◆ Provided entries ◆

──────────

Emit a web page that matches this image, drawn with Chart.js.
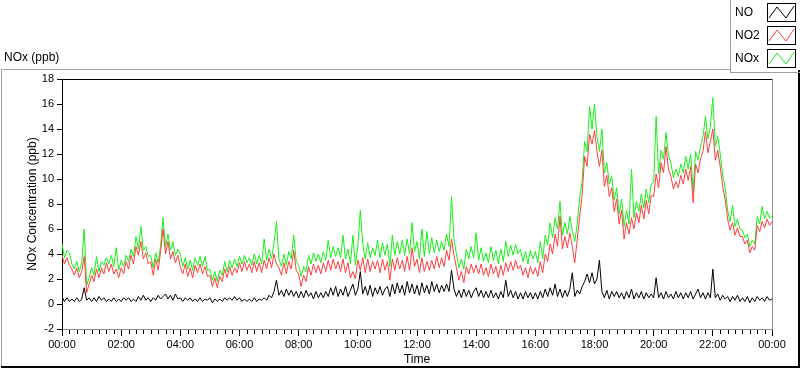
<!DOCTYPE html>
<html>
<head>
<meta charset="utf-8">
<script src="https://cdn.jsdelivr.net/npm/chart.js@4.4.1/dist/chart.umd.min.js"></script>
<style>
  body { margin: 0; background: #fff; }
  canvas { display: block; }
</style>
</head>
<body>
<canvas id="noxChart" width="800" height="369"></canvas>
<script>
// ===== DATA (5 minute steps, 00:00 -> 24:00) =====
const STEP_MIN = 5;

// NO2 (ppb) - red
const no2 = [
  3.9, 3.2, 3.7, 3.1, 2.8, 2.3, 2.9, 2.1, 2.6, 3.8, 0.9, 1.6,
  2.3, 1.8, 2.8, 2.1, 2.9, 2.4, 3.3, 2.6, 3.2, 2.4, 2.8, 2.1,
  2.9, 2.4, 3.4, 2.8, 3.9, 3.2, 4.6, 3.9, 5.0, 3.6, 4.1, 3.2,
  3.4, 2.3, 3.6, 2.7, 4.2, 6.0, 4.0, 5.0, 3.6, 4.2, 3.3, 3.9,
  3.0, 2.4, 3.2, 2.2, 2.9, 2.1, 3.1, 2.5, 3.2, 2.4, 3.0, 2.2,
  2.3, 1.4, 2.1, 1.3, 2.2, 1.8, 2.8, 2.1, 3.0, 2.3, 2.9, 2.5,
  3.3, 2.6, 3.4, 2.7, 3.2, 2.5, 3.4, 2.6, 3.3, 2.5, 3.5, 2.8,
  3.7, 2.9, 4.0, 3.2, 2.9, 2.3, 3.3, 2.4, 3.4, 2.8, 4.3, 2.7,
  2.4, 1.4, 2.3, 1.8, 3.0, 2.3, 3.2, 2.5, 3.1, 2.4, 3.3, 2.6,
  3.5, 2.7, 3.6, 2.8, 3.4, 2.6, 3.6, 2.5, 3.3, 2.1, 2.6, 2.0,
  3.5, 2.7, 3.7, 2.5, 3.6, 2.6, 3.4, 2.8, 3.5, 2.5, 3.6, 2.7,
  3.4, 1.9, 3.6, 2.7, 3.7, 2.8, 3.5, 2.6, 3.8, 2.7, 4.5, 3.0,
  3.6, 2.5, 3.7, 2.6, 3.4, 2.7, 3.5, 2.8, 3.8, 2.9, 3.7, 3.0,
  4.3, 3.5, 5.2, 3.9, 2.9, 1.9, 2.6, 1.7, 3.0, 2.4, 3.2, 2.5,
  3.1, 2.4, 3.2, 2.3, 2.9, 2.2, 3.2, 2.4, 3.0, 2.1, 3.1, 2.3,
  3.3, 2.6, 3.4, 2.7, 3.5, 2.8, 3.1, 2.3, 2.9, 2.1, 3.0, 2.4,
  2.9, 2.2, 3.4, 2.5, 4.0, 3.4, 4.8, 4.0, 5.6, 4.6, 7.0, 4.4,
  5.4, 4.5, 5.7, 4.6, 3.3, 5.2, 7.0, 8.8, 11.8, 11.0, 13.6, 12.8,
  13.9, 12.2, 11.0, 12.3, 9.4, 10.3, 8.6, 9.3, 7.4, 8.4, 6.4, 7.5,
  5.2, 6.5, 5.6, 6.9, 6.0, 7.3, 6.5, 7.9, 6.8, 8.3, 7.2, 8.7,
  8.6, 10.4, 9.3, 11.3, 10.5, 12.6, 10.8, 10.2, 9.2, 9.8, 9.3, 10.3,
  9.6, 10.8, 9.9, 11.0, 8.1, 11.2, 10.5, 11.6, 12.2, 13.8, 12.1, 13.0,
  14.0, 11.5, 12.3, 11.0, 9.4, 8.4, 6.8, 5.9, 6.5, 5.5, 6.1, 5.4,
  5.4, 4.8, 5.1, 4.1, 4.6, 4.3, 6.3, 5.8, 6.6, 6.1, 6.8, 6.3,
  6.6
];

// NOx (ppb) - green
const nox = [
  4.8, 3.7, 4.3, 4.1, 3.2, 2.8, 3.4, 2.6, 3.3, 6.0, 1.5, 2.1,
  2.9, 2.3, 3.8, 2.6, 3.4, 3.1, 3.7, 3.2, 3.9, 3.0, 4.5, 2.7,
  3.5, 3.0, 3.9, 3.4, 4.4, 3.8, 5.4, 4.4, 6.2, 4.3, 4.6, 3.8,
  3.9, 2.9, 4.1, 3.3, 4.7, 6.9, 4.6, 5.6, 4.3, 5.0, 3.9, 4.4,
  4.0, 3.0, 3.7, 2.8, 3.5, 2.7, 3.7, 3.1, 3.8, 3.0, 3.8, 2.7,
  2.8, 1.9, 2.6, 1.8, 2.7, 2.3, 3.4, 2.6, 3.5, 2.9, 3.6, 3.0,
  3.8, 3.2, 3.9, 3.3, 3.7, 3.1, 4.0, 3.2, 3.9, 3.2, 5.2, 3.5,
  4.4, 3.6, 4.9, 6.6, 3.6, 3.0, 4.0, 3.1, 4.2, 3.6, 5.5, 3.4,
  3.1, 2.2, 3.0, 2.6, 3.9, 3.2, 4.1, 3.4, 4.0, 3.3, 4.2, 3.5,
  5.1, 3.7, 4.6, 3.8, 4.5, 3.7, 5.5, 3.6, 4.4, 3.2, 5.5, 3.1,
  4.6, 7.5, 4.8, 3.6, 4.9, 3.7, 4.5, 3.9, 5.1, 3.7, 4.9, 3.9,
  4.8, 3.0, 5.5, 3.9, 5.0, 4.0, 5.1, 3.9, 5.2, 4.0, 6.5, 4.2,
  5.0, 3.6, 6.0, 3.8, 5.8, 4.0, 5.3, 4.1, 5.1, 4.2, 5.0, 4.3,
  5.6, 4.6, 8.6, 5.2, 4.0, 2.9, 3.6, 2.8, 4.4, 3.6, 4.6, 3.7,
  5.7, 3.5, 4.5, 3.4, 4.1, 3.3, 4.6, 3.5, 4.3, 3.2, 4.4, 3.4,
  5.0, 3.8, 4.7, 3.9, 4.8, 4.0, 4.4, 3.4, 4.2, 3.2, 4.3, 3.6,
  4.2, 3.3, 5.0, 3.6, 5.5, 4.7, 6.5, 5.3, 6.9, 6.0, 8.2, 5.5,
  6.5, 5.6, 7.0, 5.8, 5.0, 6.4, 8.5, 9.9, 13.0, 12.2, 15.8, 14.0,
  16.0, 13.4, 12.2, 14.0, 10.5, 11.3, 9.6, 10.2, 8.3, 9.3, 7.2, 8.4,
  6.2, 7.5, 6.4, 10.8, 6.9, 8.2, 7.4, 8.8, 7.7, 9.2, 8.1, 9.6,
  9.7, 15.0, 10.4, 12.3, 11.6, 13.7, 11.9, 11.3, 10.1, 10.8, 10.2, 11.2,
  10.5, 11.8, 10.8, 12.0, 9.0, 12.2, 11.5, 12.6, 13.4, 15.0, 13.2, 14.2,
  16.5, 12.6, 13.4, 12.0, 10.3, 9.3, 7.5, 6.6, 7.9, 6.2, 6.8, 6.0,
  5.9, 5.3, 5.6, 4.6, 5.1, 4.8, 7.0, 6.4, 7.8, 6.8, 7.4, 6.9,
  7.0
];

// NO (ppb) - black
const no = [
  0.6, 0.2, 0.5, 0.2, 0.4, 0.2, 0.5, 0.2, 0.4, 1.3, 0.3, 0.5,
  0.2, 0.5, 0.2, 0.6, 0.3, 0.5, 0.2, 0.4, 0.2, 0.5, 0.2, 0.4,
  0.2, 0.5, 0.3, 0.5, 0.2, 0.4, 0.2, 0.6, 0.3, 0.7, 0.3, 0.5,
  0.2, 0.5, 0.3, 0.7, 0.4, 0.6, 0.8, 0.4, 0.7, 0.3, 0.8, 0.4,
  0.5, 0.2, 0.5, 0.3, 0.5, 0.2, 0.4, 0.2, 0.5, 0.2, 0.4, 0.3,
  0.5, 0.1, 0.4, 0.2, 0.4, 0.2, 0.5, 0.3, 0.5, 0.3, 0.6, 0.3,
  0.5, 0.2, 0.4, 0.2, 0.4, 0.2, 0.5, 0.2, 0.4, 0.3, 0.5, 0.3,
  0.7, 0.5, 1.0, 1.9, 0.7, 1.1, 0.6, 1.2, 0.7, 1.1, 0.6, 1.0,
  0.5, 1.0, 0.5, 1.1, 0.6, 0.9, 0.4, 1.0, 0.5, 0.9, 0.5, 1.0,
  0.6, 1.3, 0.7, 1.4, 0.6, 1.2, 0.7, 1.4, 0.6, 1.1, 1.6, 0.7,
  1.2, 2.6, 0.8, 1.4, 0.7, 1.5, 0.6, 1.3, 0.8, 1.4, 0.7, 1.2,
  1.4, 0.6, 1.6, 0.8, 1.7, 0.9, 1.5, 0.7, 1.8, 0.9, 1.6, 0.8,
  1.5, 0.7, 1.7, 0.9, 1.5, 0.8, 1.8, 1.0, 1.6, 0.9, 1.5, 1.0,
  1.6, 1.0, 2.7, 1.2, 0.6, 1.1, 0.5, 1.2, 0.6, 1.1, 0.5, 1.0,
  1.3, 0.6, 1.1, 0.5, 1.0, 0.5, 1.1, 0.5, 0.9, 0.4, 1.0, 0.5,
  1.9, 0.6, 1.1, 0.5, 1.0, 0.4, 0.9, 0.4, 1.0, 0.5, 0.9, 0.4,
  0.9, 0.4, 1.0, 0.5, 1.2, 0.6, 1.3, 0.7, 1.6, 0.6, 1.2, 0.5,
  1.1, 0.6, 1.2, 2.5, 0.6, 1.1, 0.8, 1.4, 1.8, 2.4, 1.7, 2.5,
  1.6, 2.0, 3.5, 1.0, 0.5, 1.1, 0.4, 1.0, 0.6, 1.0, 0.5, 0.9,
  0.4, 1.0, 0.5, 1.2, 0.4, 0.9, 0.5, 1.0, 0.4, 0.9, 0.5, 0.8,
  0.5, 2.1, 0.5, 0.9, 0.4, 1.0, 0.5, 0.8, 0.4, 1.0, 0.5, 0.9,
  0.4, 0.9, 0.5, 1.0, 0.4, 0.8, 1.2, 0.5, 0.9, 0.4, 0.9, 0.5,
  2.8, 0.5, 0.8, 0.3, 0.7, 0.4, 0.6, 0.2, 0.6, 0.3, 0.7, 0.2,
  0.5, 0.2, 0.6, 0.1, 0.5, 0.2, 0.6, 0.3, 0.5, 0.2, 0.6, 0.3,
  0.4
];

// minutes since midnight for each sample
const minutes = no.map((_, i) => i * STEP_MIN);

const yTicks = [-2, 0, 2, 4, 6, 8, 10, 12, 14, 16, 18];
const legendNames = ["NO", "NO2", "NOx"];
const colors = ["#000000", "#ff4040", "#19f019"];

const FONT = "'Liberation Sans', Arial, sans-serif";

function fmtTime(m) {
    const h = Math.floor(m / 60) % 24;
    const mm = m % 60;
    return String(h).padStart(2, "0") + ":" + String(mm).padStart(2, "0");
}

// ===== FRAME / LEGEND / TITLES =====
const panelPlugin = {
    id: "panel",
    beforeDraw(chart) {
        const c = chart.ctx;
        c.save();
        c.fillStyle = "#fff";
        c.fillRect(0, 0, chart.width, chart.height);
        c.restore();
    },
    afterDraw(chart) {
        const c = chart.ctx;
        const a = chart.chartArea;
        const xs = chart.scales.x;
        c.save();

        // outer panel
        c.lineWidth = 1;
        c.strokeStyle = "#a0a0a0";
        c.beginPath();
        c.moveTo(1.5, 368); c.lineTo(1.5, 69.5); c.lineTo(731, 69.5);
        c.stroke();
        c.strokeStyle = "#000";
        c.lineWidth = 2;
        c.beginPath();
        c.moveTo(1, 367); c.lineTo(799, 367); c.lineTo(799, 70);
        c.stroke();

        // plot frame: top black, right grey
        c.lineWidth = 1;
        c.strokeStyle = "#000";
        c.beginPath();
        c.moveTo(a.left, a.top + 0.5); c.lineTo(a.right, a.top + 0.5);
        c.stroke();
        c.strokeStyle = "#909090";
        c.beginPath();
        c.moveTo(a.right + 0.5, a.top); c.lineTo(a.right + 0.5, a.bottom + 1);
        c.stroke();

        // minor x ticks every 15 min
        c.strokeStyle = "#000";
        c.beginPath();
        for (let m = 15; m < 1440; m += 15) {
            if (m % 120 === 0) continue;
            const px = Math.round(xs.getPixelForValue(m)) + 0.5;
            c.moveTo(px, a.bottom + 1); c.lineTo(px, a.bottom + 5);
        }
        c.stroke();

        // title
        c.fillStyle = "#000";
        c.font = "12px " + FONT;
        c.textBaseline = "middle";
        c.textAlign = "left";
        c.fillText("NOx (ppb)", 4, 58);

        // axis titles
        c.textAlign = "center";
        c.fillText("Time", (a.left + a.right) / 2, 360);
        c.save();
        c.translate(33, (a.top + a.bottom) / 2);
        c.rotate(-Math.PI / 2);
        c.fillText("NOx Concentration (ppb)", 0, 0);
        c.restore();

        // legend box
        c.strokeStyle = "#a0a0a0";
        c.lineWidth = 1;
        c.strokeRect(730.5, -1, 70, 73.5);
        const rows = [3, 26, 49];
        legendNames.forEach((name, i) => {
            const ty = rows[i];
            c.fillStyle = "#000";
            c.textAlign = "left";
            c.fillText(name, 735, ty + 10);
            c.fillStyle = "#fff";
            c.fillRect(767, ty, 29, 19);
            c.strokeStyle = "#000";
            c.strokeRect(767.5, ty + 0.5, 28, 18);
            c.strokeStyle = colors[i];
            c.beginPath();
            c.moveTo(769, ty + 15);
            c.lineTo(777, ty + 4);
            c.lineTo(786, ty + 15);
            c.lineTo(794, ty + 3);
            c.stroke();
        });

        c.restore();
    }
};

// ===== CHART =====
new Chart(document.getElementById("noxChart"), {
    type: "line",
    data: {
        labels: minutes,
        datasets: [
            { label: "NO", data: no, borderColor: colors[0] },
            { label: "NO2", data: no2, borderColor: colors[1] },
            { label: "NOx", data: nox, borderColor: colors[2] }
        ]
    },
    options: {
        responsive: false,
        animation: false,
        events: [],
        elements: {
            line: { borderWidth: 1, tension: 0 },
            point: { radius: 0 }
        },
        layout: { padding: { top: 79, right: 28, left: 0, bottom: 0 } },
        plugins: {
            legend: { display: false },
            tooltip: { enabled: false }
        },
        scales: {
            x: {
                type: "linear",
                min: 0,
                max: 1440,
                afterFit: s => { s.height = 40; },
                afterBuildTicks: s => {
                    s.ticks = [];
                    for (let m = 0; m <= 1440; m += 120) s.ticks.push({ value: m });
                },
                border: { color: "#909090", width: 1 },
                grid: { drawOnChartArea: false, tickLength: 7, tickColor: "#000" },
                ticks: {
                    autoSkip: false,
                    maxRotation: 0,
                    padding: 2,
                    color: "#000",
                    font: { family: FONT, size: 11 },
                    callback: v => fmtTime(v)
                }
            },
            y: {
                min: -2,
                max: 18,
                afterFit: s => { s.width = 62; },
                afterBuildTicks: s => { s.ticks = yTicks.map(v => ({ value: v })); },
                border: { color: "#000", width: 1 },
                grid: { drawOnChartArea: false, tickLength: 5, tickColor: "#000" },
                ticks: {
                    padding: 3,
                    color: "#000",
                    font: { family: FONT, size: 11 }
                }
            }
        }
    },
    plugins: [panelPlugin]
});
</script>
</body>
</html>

──────────

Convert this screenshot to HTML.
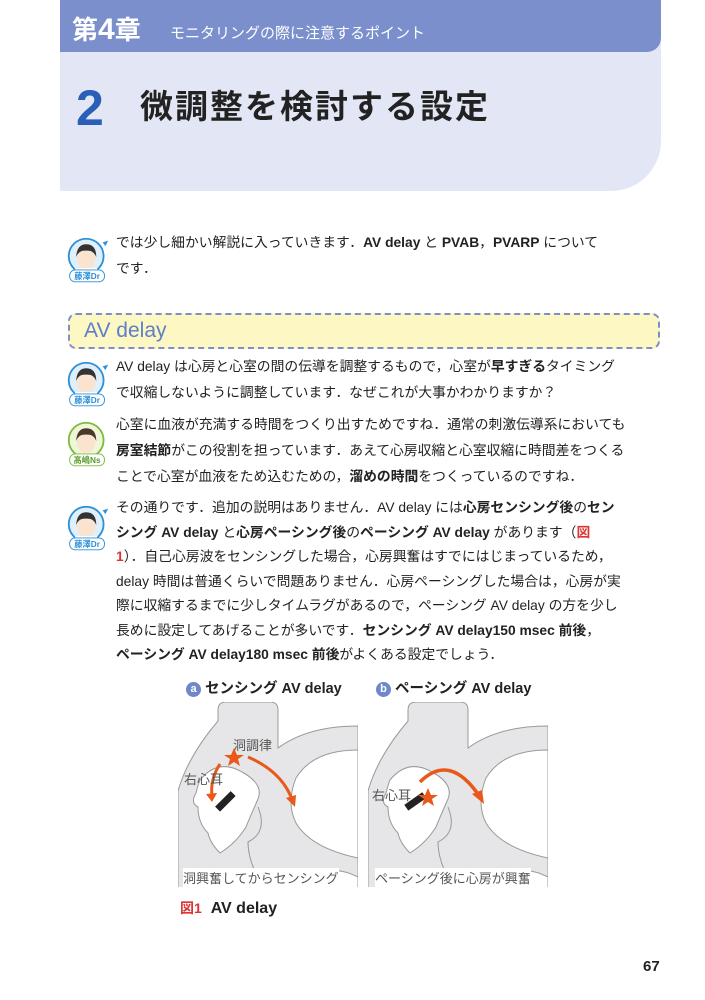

──────────

◆ What is being asked ◆
In the listing above, find the line with "Emit a web page" and the line with "const STEP_MIN = 5;". Copy exactly those two and every line between, without the pictures.

◆ Final answer ◆
Emit a web page that matches this image, drawn with Chart.js.
<!DOCTYPE html>
<html>
<head>
<meta charset="utf-8">
<script src="https://cdn.jsdelivr.net/npm/chart.js@4.4.1/dist/chart.umd.min.js"></script>
<style>
  body { margin: 0; background: #fff; }
  canvas { display: block; }
</style>
</head>
<body>
<canvas id="noxChart" width="800" height="369"></canvas>
<script>
// ===== DATA (5 minute steps, 00:00 -> 24:00) =====
const STEP_MIN = 5;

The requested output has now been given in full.